Exactly the lines from the line holding "Write a Python script that recreates this chart with Plotly." to the line holding "0.07773, 0.09023, 0.10274, 0.11524, 0.12775]", both lines included, are to be echoed; pictures are not.

** start Information given **

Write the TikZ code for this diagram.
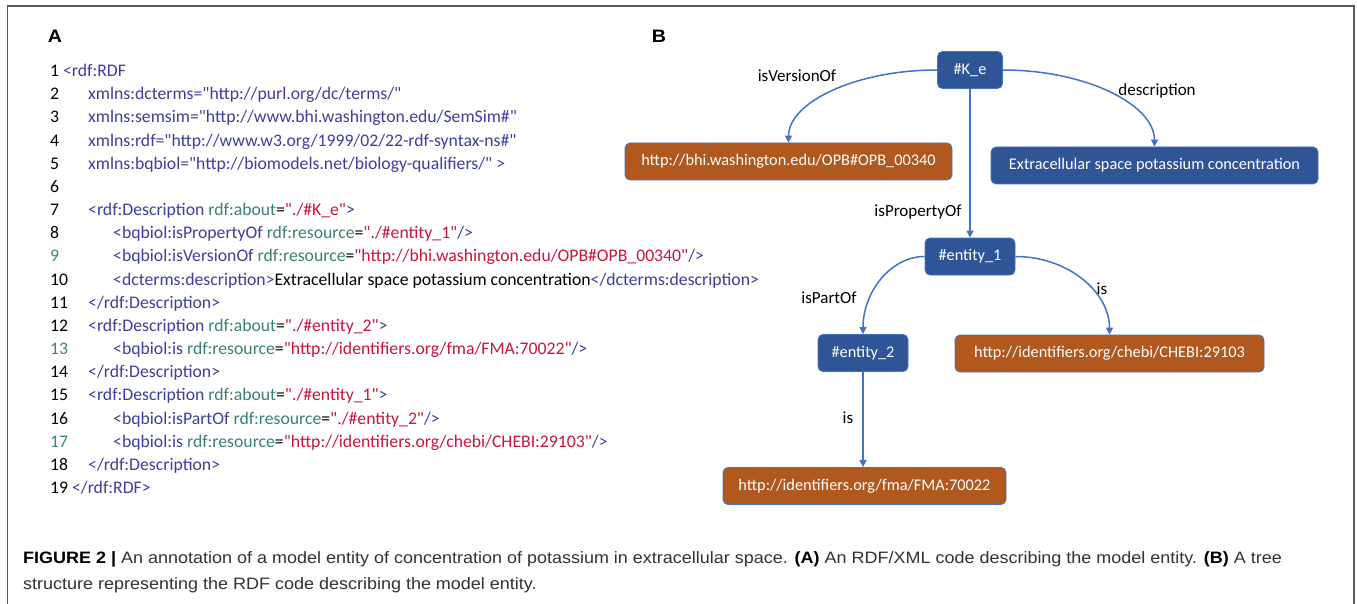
\documentclass[tikz,border=0pt]{standalone}
\usepackage{fontspec}
\setmainfont{Carlito}[Ligatures=TeXOff]
\newfontfamily\capfont{Liberation Sans}[FakeStretch=1.09]
\usetikzlibrary{arrows.meta}
\definecolor{tagc}{RGB}{62,62,158}
\definecolor{attc}{RGB}{58,128,118}
\definecolor{valc}{RGB}{200,22,62}
\definecolor{numc}{RGB}{70,130,130}
\definecolor{boxblue}{RGB}{47,85,151}
\definecolor{boxorange}{RGB}{176,88,30}
\definecolor{edgeblue}{RGB}{68,114,196}
\definecolor{framec}{RGB}{90,90,90}
\definecolor{captc}{RGB}{50,50,50}
\newcommand\tg[1]{\textcolor{tagc}{#1}}
\newcommand\atr[1]{\textcolor{attc}{#1}}
\newcommand\vl[1]{\textcolor{valc}{#1}}
\newcommand\mycodeln[4]{%
  \node[codetxt,text=#2] (n#1) at (50,{76.5+23.17*(#1-1)}) {#1};
  \node[codetxt] (c#1) at (#3,{76.5+23.17*(#1-1)}) {#4};}
\tikzset{
  codetxt/.style={anchor=base west, inner sep=0pt, font=\fontsize{17.7}{21}\selectfont, text=black},
  panel/.style={anchor=center, inner sep=0pt, font=\capfont\bfseries\fontsize{18}{21}\selectfont},
  bx/.style={rounded corners=5pt, draw=edgeblue, line width=0.8pt, text=white,
    minimum height=37pt, inner sep=0pt, font=\fontsize{16.3}{19}\selectfont},
  bluebox/.style={bx, fill=boxblue},
  orangebox/.style={bx, fill=boxorange},
  arr/.style={edgeblue, line width=1.5pt, -{Triangle[length=7pt,width=7pt]}},
  elab/.style={anchor=base, inner sep=0pt, font=\fontsize{17}{20}\selectfont, text=black},
  capt/.style={anchor=base west, inner sep=0pt, font=\capfont\fontsize{16.5}{19}\selectfont, text=captc}
}
\begin{document}
\begin{tikzpicture}[x=1pt,y=-1pt]
\useasboundingbox (0,0) rectangle (1357,604);
\fill[white] (0,0) rectangle (1357,604);
\draw[framec, line width=1.5pt] (7.5,604) -- (7.5,6) -- (1354,6) -- (1354,604);

% Panel A
\node[panel] (pa) at (55,36) {A};
\node[codetxt] (c1) at (50,76.5) {1 \tg{<rdf:RDF}};
\mycodeln{2}{black}{88}{\tg{xmlns:dcterms="http://purl.org/dc/terms/"}}
\mycodeln{3}{black}{88}{\tg{xmlns:semsim="http://www.bhi.washington.edu/SemSim\#"}}
\mycodeln{4}{black}{88}{\tg{xmlns:rdf="http://www.w3.org/1999/02/22-rdf-syntax-ns\#"}}
\mycodeln{5}{black}{88}{\tg{xmlns:bqbiol="http://biomodels.net/biology-qualifiers/" >}}
\node[codetxt] (n6) at (50,{76.5+23.17*5}) {6};
\mycodeln{7}{black}{88}{\tg{<rdf:Description} \atr{rdf:about}=\vl{"./\#K\_e"}\tg{>}}
\mycodeln{8}{black}{113}{\tg{<bqbiol:isPropertyOf} \atr{rdf:resource}=\vl{"./\#entity\_1"}\tg{/>}}
\mycodeln{9}{numc}{113}{\tg{<bqbiol:isVersionOf} \atr{rdf:resource}=\vl{"http://bhi.washington.edu/OPB\#OPB\_00340"}\tg{/>}}
\mycodeln{10}{black}{113}{\tg{<dcterms:description>}Extracellular space potassium concentration\tg{</dcterms:description>}}
\mycodeln{11}{black}{88}{\tg{</rdf:Description>}}
\mycodeln{12}{black}{88}{\tg{<rdf:Description} \atr{rdf:about}=\vl{"./\#entity\_2"}\tg{>}}
\mycodeln{13}{numc}{113}{\tg{<bqbiol:is} \atr{rdf:resource}=\vl{"http://identifiers.org/fma/FMA:70022"}\tg{/>}}
\mycodeln{14}{black}{88}{\tg{</rdf:Description>}}
\mycodeln{15}{black}{88}{\tg{<rdf:Description} \atr{rdf:about}=\vl{"./\#entity\_1"}\tg{>}}
\mycodeln{16}{black}{113}{\tg{<bqbiol:isPartOf} \atr{rdf:resource}=\vl{"./\#entity\_2"}\tg{/>}}
\mycodeln{17}{numc}{113}{\tg{<bqbiol:is} \atr{rdf:resource}=\vl{"http://identifiers.org/chebi/CHEBI:29103"}\tg{/>}}
\mycodeln{18}{black}{88}{\tg{</rdf:Description>}}
\node[codetxt] (c19) at (50,{76.5+23.17*18}) {19 \tg{</rdf:RDF>}};

% Panel B
\node[panel] (pb) at (659,36) {B};
\node[bluebox, minimum width=65pt] (K) at (970,70) {\#K\_e};
\node[orangebox, minimum width=327pt] (OPB) at (788.5,161.5) {http://bhi.washington.edu/OPB\#OPB\_00340};
\node[bluebox, minimum width=327pt] (EXT) at (1154.5,165.5) {Extracellular space potassium concentration};
\node[bluebox, minimum width=90pt] (E1) at (970,256.5) {\#entity\_1};
\node[bluebox, minimum width=90pt] (E2) at (863,353) {\#entity\_2};
\node[orangebox, minimum width=309pt] (CHEBI) at (1109.5,353.5) {http://identifiers.org/chebi/CHEBI:29103};
\node[orangebox, minimum width=283pt] (FMA) at (864.5,486) {http://identifiers.org/fma/FMA:70022};

\draw[arr] (K.west) .. controls +(-82,0) and +(0,-40) .. (OPB.north);
\draw[arr] (K.east) .. controls +(83,0) and +(0,-42) .. (EXT.north);
\draw[arr] (K.south) -- (E1.north);
\draw[arr] (E1.west) .. controls +(-34,0) and +(0,-42) .. (E2.north);
\draw[arr] (E1.east) .. controls +(52,0) and +(0,-43) .. (CHEBI.north);
\draw[arr] (E2.south) -- (E2.south |- FMA.north);

\node[elab] (lver) at (797,82) {isVersionOf};
\node[elab] (ldesc) at (1157,96) {description};
\node[elab] (lprop) at (918,216) {isPropertyOf};
\node[elab] (lpart) at (829,303) {isPartOf};
\node[elab] (lis1) at (1102,294) {is};
\node[elab] (lis2) at (848,423) {is};

% Caption
\node[capt] (cap1) at (23,563) {\textcolor{black}{\bfseries FIGURE 2 |} An annotation of a model entity of concentration of potassium in extracellular space. \textcolor{black}{\bfseries (A)} An RDF/XML code describing the model entity. \textcolor{black}{\bfseries (B)} A tree};
\node[capt] (cap2) at (23,589) {structure representing the RDF code describing the model entity.};
\end{tikzpicture}
\end{document}
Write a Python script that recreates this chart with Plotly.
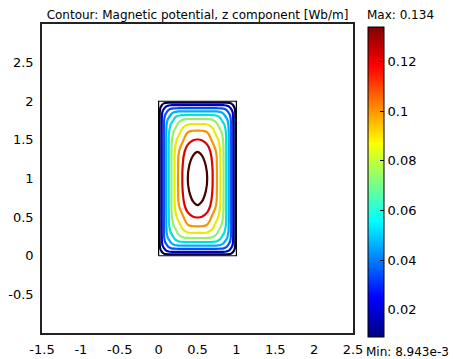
import plotly.graph_objects as go

# ---- data ----
V_MIN = 8.943e-3          # "Min" label
V_MAX = 0.134             # "Max" label

# 10 contour levels, evenly spaced between min and max
contour_levels = [0.01520, 0.02770, 0.04021, 0.05271, 0.06522,
                  0.07773, 0.09023, 0.10274, 0.11524, 0.12775]

# profile along the horizontal centre line y = 1:
# distance from the long side (x = 0) and the potential there [Wb/m]
x_profile_dist = [0.0, 0.013, 0.040, 0.068, 0.098, 0.130, 0.165,
                  0.205, 0.250, 0.305, 0.375, 0.445, 0.500]
x_profile_val = [V_MIN, 0.01520, 0.02770, 0.04021, 0.05271, 0.06522, 0.07773,
                 0.09023, 0.10274, 0.11524, 0.12775, 0.13275, V_MAX]

# profile along the vertical centre line x = 0.5:
# distance from the short side (y = 0) and the potential there [Wb/m]
y_profile_dist = [0.0, 0.017, 0.050, 0.090, 0.130, 0.178, 0.230,
                  0.295, 0.380, 0.495, 0.655, 0.840, 1.000]
y_profile_val = [V_MIN, 0.01520, 0.02770, 0.04021, 0.05271, 0.06522, 0.07773,
                 0.09023, 0.10274, 0.11524, 0.12775, 0.13275, V_MAX]

# coil cross-section outline
rect_x = [0, 1, 1, 0, 0]
rect_y = [0, 0, 2, 2, 0]

x_ticks = [-1.5, -1, -0.5, 0, 0.5, 1, 1.5, 2, 2.5]
y_ticks = [-0.5, 0, 0.5, 1, 1.5, 2, 2.5]
cb_ticks = [0.02, 0.04, 0.06, 0.08, 0.1, 0.12]

# ---- potential table on the grid of profile points (symmetric domain) ----
x_nodes = x_profile_dist + [1 - d for d in reversed(x_profile_dist[:-1])]
x_vals = x_profile_val + list(reversed(x_profile_val[:-1]))
y_nodes = y_profile_dist + [2 - d for d in reversed(y_profile_dist[:-1])]
y_vals = y_profile_val + list(reversed(y_profile_val[:-1]))

span = V_MAX - V_MIN
z = []
for vy in y_vals:
    b = (V_MAX - vy) / span
    row = []
    for vx in x_vals:
        a = (V_MAX - vx) / span
        m = max(a, b)
        p = 1 + 7 * m * m
        d = (a ** p + b ** p) ** (1 / p) if m > 0 else 0.0
        row.append(V_MAX - span * min(d, 1.0))
    z.append(row)

line_scale = [
    [0.000, "rgb(0,0,60)"],
    [0.111, "rgb(0,0,190)"],
    [0.222, "rgb(0,80,255)"],
    [0.333, "rgb(0,170,255)"],
    [0.444, "rgb(0,225,215)"],
    [0.556, "rgb(150,240,110)"],
    [0.667, "rgb(235,235,0)"],
    [0.778, "rgb(245,150,0)"],
    [0.889, "rgb(220,0,0)"],
    [1.000, "rgb(75,0,0)"],
]
jet_bar = [
    [0.0, "rgb(0,0,128)"],
    [0.125, "rgb(0,0,255)"],
    [0.375, "rgb(0,255,255)"],
    [0.625, "rgb(255,255,0)"],
    [0.875, "rgb(255,0,0)"],
    [1.0, "rgb(128,0,0)"],
]

FONT = "DejaVu Sans"

fig = go.Figure()
step = (contour_levels[-1] - contour_levels[0]) / (len(contour_levels) - 1)
fig.add_trace(go.Contour(
    x=x_nodes, y=y_nodes, z=z,
    autocontour=False,
    contours=dict(start=contour_levels[0], end=contour_levels[-1] + step * 0.01,
                  size=step, coloring="lines"),
    line=dict(width=2.2, smoothing=1.3),
    colorscale=line_scale, zmin=contour_levels[0], zmax=contour_levels[-1],
    showscale=False, hoverinfo="skip",
))

fig.add_trace(go.Scatter(
    x=rect_x, y=rect_y, mode="lines",
    line=dict(color="black", width=1.2),
    showlegend=False, hoverinfo="skip",
))

fig.add_trace(go.Scatter(
    x=[None, None], y=[None, None], mode="markers",
    marker=dict(color=[V_MIN, V_MAX], cmin=V_MIN, cmax=V_MAX,
                colorscale=jet_bar, showscale=True,
                colorbar=dict(
                    x=(368 - 42) / 311, xanchor="left", xpad=0,
                    y=(333 - 182) / 309, yanchor="middle", ypad=0,
                    thickness=16, thicknessmode="pixels",
                    len=310, lenmode="pixels",
                    outlinewidth=1, outlinecolor="black",
                    tickvals=cb_ticks, ticktext=[f"{t:g}" for t in cb_ticks],
                    ticks="inside", ticklen=4, tickcolor="black",
                    tickfont=dict(family=FONT, size=13, color="black"),
                )),
    showlegend=False, hoverinfo="skip",
))

fig.update_layout(
    width=453, height=359, autosize=False,
    margin=dict(l=42, r=100, t=24, b=26, autoexpand=False),
    paper_bgcolor="white", plot_bgcolor="white",
    showlegend=False,
    title=dict(text="Contour: Magnetic potential, z component [Wb/m]",
               x=197.5 / 453, xanchor="center", y=1 - 15 / 359, yanchor="middle",
               font=dict(family=FONT, size=12, color="black")),
    font=dict(family=FONT, size=13, color="black"),
)
fig.update_xaxes(range=[-1.5, 2.5], tickvals=x_ticks, ticktext=[f"{t:g}" for t in x_ticks],
                 showgrid=False, zeroline=False, showline=True, mirror=True,
                 linecolor="#222", linewidth=1.5, ticks="", ticklabelstandoff=4,
                 automargin=False, tickfont=dict(family=FONT, size=13))
fig.update_yaxes(range=[-1, 3], tickvals=y_ticks, ticktext=[f"{t:g}" for t in y_ticks],
                 showgrid=False, zeroline=False, showline=True, mirror=True,
                 linecolor="#222", linewidth=1.5, ticks="", ticklabelstandoff=4,
                 automargin=False, tickfont=dict(family=FONT, size=13))

fig.add_annotation(text="Max: 0.134", xref="paper", yref="paper",
                   x=(400 - 42) / 311, y=1 + (24 - 15) / 309,
                   xanchor="center", yanchor="middle", showarrow=False,
                   font=dict(family=FONT, size=12, color="black"))
fig.add_annotation(text="Min: 8.943e-3", xref="paper", yref="paper",
                   x=(407 - 42) / 311, y=-(352 - 333) / 309,
                   xanchor="center", yanchor="middle", showarrow=False,
                   font=dict(family=FONT, size=12, color="black"))

fig.write_html("out.html")
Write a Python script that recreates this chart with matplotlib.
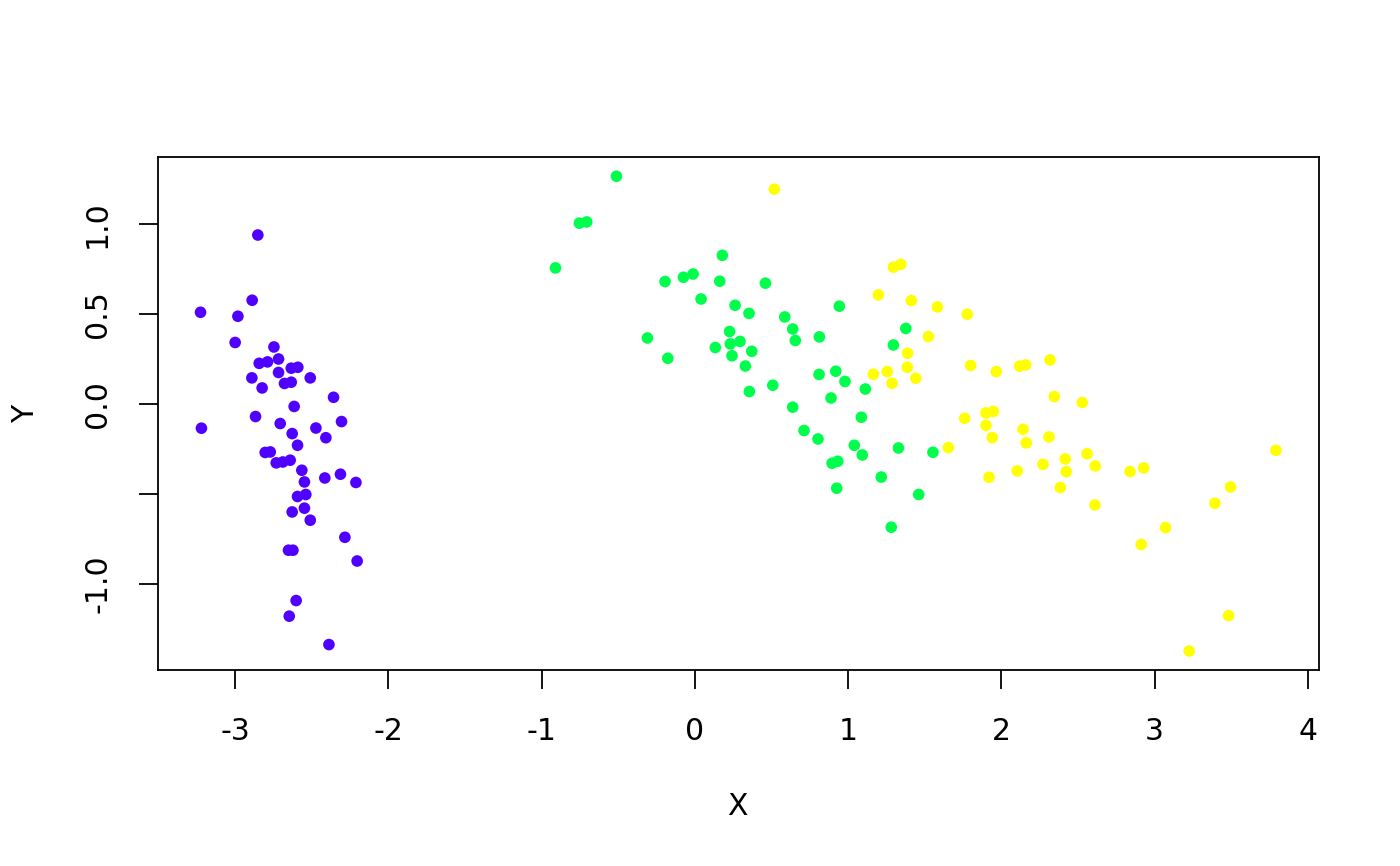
import numpy as np
import matplotlib
matplotlib.use('Agg')
import matplotlib.pyplot as plt

# scores, one array per cluster
purple_x = [-2.851, -2.888, -3.225, -2.981, -2.999, -2.746, -2.842, -2.788, -2.716, -2.633,
            -2.590, -2.716, -2.509, -2.890, -2.823, -2.677, -2.633, -2.357, -2.614, -2.866,
            -3.219, -2.705, -2.627, -2.472, -2.305, -2.407, -2.592, -2.803, -2.770, -2.731,
            -2.688, -2.640, -2.564, -2.547, -2.414, -2.312, -2.211, -2.592, -2.538, -2.547,
            -2.627, -2.509, -2.283, -2.651, -2.622, -2.203, -2.601, -2.646, -2.387]
purple_y = [0.940, 0.577, 0.510, 0.488, 0.342, 0.317, 0.226, 0.234, 0.250, 0.199,
            0.204, 0.175, 0.145, 0.145, 0.089, 0.114, 0.121, 0.037, -0.014, -0.070,
            -0.135, -0.109, -0.165, -0.134, -0.098, -0.188, -0.230, -0.270, -0.267, -0.328,
            -0.323, -0.313, -0.369, -0.434, -0.412, -0.391, -0.437, -0.515, -0.504, -0.580,
            -0.601, -0.647, -0.742, -0.814, -0.814, -0.874, -1.094, -1.181, -1.339]

green_x = [-0.511, -0.753, -0.705, -0.909, 0.180, -0.194, -0.074, -0.011, 0.163, 0.461,
           0.041, 0.263, 0.354, -0.309, -0.176, 0.227, 0.295, 0.232, 0.134, 0.372,
           0.243, 0.330, 0.509, 0.356, 0.587, 0.639, 0.656, 0.813, 0.943, 0.811,
           0.920, 0.980, 1.113, 0.889, 0.639, 1.087, 0.713, 0.804, 1.041, 1.093,
           0.896, 0.933, 0.926, 1.217, 1.329, 1.554, 1.461, 1.282, 1.377, 1.296]
green_y = [1.267, 1.006, 1.013, 0.757, 0.827, 0.681, 0.705, 0.723, 0.683, 0.672,
           0.584, 0.549, 0.504, 0.367, 0.254, 0.403, 0.348, 0.334, 0.314, 0.293,
           0.268, 0.211, 0.104, 0.069, 0.484, 0.417, 0.353, 0.373, 0.544, 0.164,
           0.182, 0.125, 0.083, 0.033, -0.018, -0.074, -0.148, -0.195, -0.230, -0.284,
           -0.330, -0.319, -0.469, -0.407, -0.245, -0.269, -0.504, -0.686, 0.420, 0.328]

yellow_x = [1.296, 1.344, 1.198, 1.413, 1.583, 1.778, 1.524, 1.388, 1.386, 1.256,
            1.165, 1.287, 1.442, 1.800, 1.967, 2.120, 2.159, 2.318, 2.346, 2.528,
            1.761, 1.900, 1.948, 1.900, 1.941, 2.142, 2.163, 2.311, 1.654, 2.560,
            2.417, 2.613, 2.272, 2.424, 2.104, 1.920, 2.385, 2.611, 2.840, 2.929,
            3.792, 3.496, 3.394, 3.072, 2.913, 3.483, 3.226, 0.519]
yellow_y = [0.761, 0.777, 0.607, 0.575, 0.540, 0.499, 0.375, 0.282, 0.204, 0.180,
            0.165, 0.115, 0.143, 0.214, 0.180, 0.210, 0.217, 0.245, 0.041, 0.008,
            -0.080, -0.050, -0.042, -0.119, -0.187, -0.141, -0.217, -0.184, -0.243, -0.277,
            -0.306, -0.345, -0.336, -0.377, -0.373, -0.408, -0.465, -0.562, -0.376, -0.356,
            -0.258, -0.462, -0.553, -0.688, -0.782, -1.178, -1.375, 1.195]

groups = [(purple_x, purple_y, '#5000FF'),
          (green_x, green_y, '#00FF4D'),
          (yellow_x, yellow_y, '#FFFF00')]

xticks = [-3, -2, -1, 0, 1, 2, 3, 4]
yticks = [-1.0, -0.5, 0.0, 0.5, 1.0]
ytick_labels = ['-1.0', '', '0.0', '0.5', '1.0']

fig = plt.figure(figsize=(14, 8.66), dpi=100)
ax = fig.add_axes([0.1125, 0.2263, 0.8296, 0.5921])

for xs, ys, col in groups:
    ax.scatter(xs, ys, s=70, c=col, edgecolors='none', zorder=3)

ax.margins(0.04)
ax.set_xticks(xticks)
ax.set_xticklabels([str(t) for t in xticks])
ax.set_yticks(yticks)
ax.set_yticklabels(ytick_labels, rotation=90, va='center')

ax.tick_params(axis='both', length=13.7, width=1.3, labelsize=21.5, color='black')
ax.tick_params(axis='x', pad=20)
ax.tick_params(axis='y', pad=19)
for sp in ax.spines.values():
    sp.set_linewidth(1.3)

ax.set_xlabel('X', fontsize=21.5)
ax.set_ylabel('Y', fontsize=21.5)
ax.xaxis.set_label_coords(0.499, -0.266)
ax.xaxis.label.set_va('center')
ax.yaxis.set_label_coords(-0.114, 0.5)
ax.yaxis.label.set_va('center')

fig.savefig('out.png', dpi=100)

** end Information given **

> Task solution:
Write a Python script that recreates this chart with Plotly.
import plotly.graph_objects as go

# ---- data ----
V_MIN = 8.943e-3          # "Min" label
V_MAX = 0.134             # "Max" label

# 10 contour levels, evenly spaced between min and max
contour_levels = [0.01520, 0.02770, 0.04021, 0.05271, 0.06522,
                  0.07773, 0.09023, 0.10274, 0.11524, 0.12775]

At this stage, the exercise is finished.